---- Data for the task

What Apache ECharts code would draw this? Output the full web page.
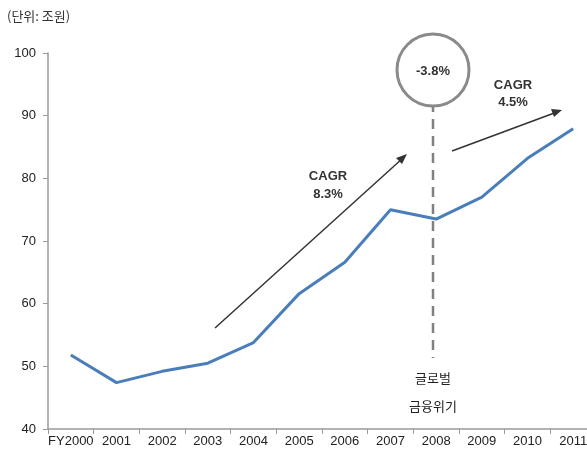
<!DOCTYPE html>
<html><head><meta charset="utf-8">
<script src="https://cdn.jsdelivr.net/npm/echarts@6/dist/echarts.min.js"></script>
<style>html,body{margin:0;padding:0;background:#fff}#c{width:587px;height:453px}</style>
</head><body><div id="c"></div>
<script>
var categories = ['FY2000','2001','2002','2003','2004','2005','2006','2007','2008','2009','2010','2011'];
var values = [51.8, 47.4, 49.2, 50.5, 53.8, 61.6, 66.6, 75.0, 73.5, 77.0, 83.2, 87.9];
var yTicks = [40, 50, 60, 70, 80, 90, 100];
var unitLabel = '(단위: 조원)';
var crisisLabel = ['글로벌', '금융위기'];
var cagr1 = ['CAGR', '8.3%'];
var cagr2 = ['CAGR', '4.5%'];
var crisisRate = '-3.8%';

var chart = echarts.init(document.getElementById('c'), null, {renderer:'canvas'});
var font = 'Liberation Sans, Arial, sans-serif';
var kfont = '"Noto Sans CJK KR", sans-serif';
var annoColor = '#333';
chart.setOption({
  animation: false,
  grid: {left: 48, top: 53, height: 376, width: 548, containLabel: false, outerBoundsMode: 'none'},
  xAxis: {
    type: 'category', data: categories, boundaryGap: true,
    axisLine: {lineStyle: {color: '#9a9a9a', width: 1.5}},
    axisTick: {show: true, length: 5, lineStyle: {color: '#9a9a9a'}},
    axisLabel: {color: '#222', fontSize: 13, fontFamily: font, margin: 6, interval: 0, hideOverlap: false}
  },
  yAxis: {
    type: 'value', min: yTicks[0], max: yTicks[yTicks.length-1], interval: 10,
    axisLine: {show: true, lineStyle: {color: '#9a9a9a', width: 1.5}},
    axisTick: {show: true, length: 5, lineStyle: {color: '#9a9a9a'}},
    splitLine: {show: false},
    axisLabel: {color: '#222', fontSize: 13, fontFamily: font, margin: 12}
  },
  series: [{
    type: 'line', data: values, symbol: 'none',
    lineStyle: {color: '#4a7ebb', width: 3}
  }],
  graphic: [
    {type: 'text', left: 7, top: 10, style: {text: unitLabel, fontSize: 13, fontFamily: kfont, fill: '#333'}},
    {type: 'line', shape: {x1: 433, y1: 102, x2: 433, y2: 358}, style: {stroke: '#808080', lineWidth: 2.5, lineDash: [10, 7]}},
    {type: 'circle', shape: {cx: 433, cy: 70, r: 36}, style: {fill: '#fff', stroke: '#8a8a8a', lineWidth: 3}},
    {type: 'text', x: 433, y: 71, style: {text: crisisRate, fontSize: 13, fontWeight: 'bold', fontFamily: font, fill: annoColor, align: 'center', verticalAlign: 'middle'}},
    {type: 'line', shape: {x1: 215, y1: 328, x2: 403, y2: 158}, style: {stroke: annoColor, lineWidth: 1.5}},
    {type: 'polygon', shape: {points: [[407,154],[396,158],[402,164]]}, style: {fill: annoColor}},
    {type: 'text', x: 328, y: 176, style: {text: cagr1[0], fontSize: 13, fontWeight: 'bold', fontFamily: font, fill: annoColor, align: 'center', verticalAlign: 'middle'}},
    {type: 'text', x: 328, y: 194, style: {text: cagr1[1], fontSize: 13, fontWeight: 'bold', fontFamily: font, fill: annoColor, align: 'center', verticalAlign: 'middle'}},
    {type: 'line', shape: {x1: 452, y1: 151, x2: 557, y2: 112}, style: {stroke: annoColor, lineWidth: 1.5}},
    {type: 'polygon', shape: {points: [[562,110],[551,109],[554,117]]}, style: {fill: annoColor}},
    {type: 'text', x: 513, y: 85, style: {text: cagr2[0], fontSize: 13, fontWeight: 'bold', fontFamily: font, fill: annoColor, align: 'center', verticalAlign: 'middle'}},
    {type: 'text', x: 513, y: 102, style: {text: cagr2[1], fontSize: 13, fontWeight: 'bold', fontFamily: font, fill: annoColor, align: 'center', verticalAlign: 'middle'}},
    {type: 'text', x: 433, y: 378, style: {text: crisisLabel[0], fontSize: 13, fontFamily: kfont, fill: '#222', align: 'center', verticalAlign: 'middle'}},
    {type: 'text', x: 433, y: 406, style: {text: crisisLabel[1], fontSize: 13, fontFamily: kfont, fill: '#222', align: 'center', verticalAlign: 'middle'}}
  ]
});
</script></body></html>
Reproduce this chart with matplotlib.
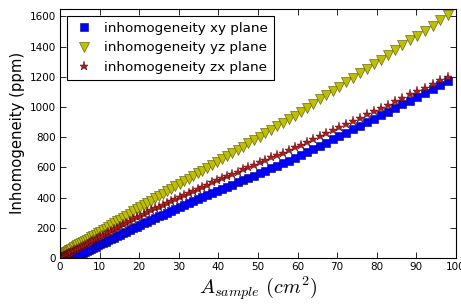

--------

**Work instructions**.
Reproduce every entry word for word, but omit the pictures.

**Result of the exercise**.
What Apache ECharts code would draw this? Output the full web page.
<!DOCTYPE html>
<html><head><meta charset="utf-8">
<script src="https://cdn.jsdelivr.net/npm/echarts@6/dist/echarts.min.js"></script>
<style>html,body{margin:0;padding:0;background:#fff}#c{width:587px;height:453px}</style>
</head><body><div id="c"></div>
<script>
var categories = ['FY2000','2001','2002','2003','2004','2005','2006','2007','2008','2009','2010','2011'];
var values = [51.8, 47.4, 49.2, 50.5, 53.8, 61.6, 66.6, 75.0, 73.5, 77.0, 83.2, 87.9];
var yTicks = [40, 50, 60, 70, 80, 90, 100];
var unitLabel = '(단위: 조원)';
var crisisLabel = ['글로벌', '금융위기'];
var cagr1 = ['CAGR', '8.3%'];
var cagr2 = ['CAGR', '4.5%'];
var crisisRate = '-3.8%';

var chart = echarts.init(document.getElementById('c'), null, {renderer:'canvas'});
var font = 'Liberation Sans, Arial, sans-serif';
var kfont = '"Noto Sans CJK KR", sans-serif';
var annoColor = '#333';
chart.setOption({
  animation: false,
  grid: {left: 48, top: 53, height: 376, width: 548, containLabel: false, outerBoundsMode: 'none'},
  xAxis: {
    type: 'category', data: categories, boundaryGap: true,
    axisLine: {lineStyle: {color: '#9a9a9a', width: 1.5}},
    axisTick: {show: true, length: 5, lineStyle: {color: '#9a9a9a'}},
    axisLabel: {color: '#222', fontSize: 13, fontFamily: font, margin: 6, interval: 0, hideOverlap: false}
  },
  yAxis: {
    type: 'value', min: yTicks[0], max: yTicks[yTicks.length-1], interval: 10,
    axisLine: {show: true, lineStyle: {color: '#9a9a9a', width: 1.5}},
    axisTick: {show: true, length: 5, lineStyle: {color: '#9a9a9a'}},
    splitLine: {show: false},
    axisLabel: {color: '#222', fontSize: 13, fontFamily: font, margin: 12}
  },
  series: [{
    type: 'line', data: values, symbol: 'none',
    lineStyle: {color: '#4a7ebb', width: 3}
  }],
  graphic: [
    {type: 'text', left: 7, top: 10, style: {text: unitLabel, fontSize: 13, fontFamily: kfont, fill: '#333'}},
    {type: 'line', shape: {x1: 433, y1: 102, x2: 433, y2: 358}, style: {stroke: '#808080', lineWidth: 2.5, lineDash: [10, 7]}},
    {type: 'circle', shape: {cx: 433, cy: 70, r: 36}, style: {fill: '#fff', stroke: '#8a8a8a', lineWidth: 3}},
    {type: 'text', x: 433, y: 71, style: {text: crisisRate, fontSize: 13, fontWeight: 'bold', fontFamily: font, fill: annoColor, align: 'center', verticalAlign: 'middle'}},
    {type: 'line', shape: {x1: 215, y1: 328, x2: 403, y2: 158}, style: {stroke: annoColor, lineWidth: 1.5}},
    {type: 'polygon', shape: {points: [[407,154],[396,158],[402,164]]}, style: {fill: annoColor}},
    {type: 'text', x: 328, y: 176, style: {text: cagr1[0], fontSize: 13, fontWeight: 'bold', fontFamily: font, fill: annoColor, align: 'center', verticalAlign: 'middle'}},
    {type: 'text', x: 328, y: 194, style: {text: cagr1[1], fontSize: 13, fontWeight: 'bold', fontFamily: font, fill: annoColor, align: 'center', verticalAlign: 'middle'}},
    {type: 'line', shape: {x1: 452, y1: 151, x2: 557, y2: 112}, style: {stroke: annoColor, lineWidth: 1.5}},
    {type: 'polygon', shape: {points: [[562,110],[551,109],[554,117]]}, style: {fill: annoColor}},
    {type: 'text', x: 513, y: 85, style: {text: cagr2[0], fontSize: 13, fontWeight: 'bold', fontFamily: font, fill: annoColor, align: 'center', verticalAlign: 'middle'}},
    {type: 'text', x: 513, y: 102, style: {text: cagr2[1], fontSize: 13, fontWeight: 'bold', fontFamily: font, fill: annoColor, align: 'center', verticalAlign: 'middle'}},
    {type: 'text', x: 433, y: 378, style: {text: crisisLabel[0], fontSize: 13, fontFamily: kfont, fill: '#222', align: 'center', verticalAlign: 'middle'}},
    {type: 'text', x: 433, y: 406, style: {text: crisisLabel[1], fontSize: 13, fontFamily: kfont, fill: '#222', align: 'center', verticalAlign: 'middle'}}
  ]
});
</script></body></html>
Reproduce this chart with matplotlib.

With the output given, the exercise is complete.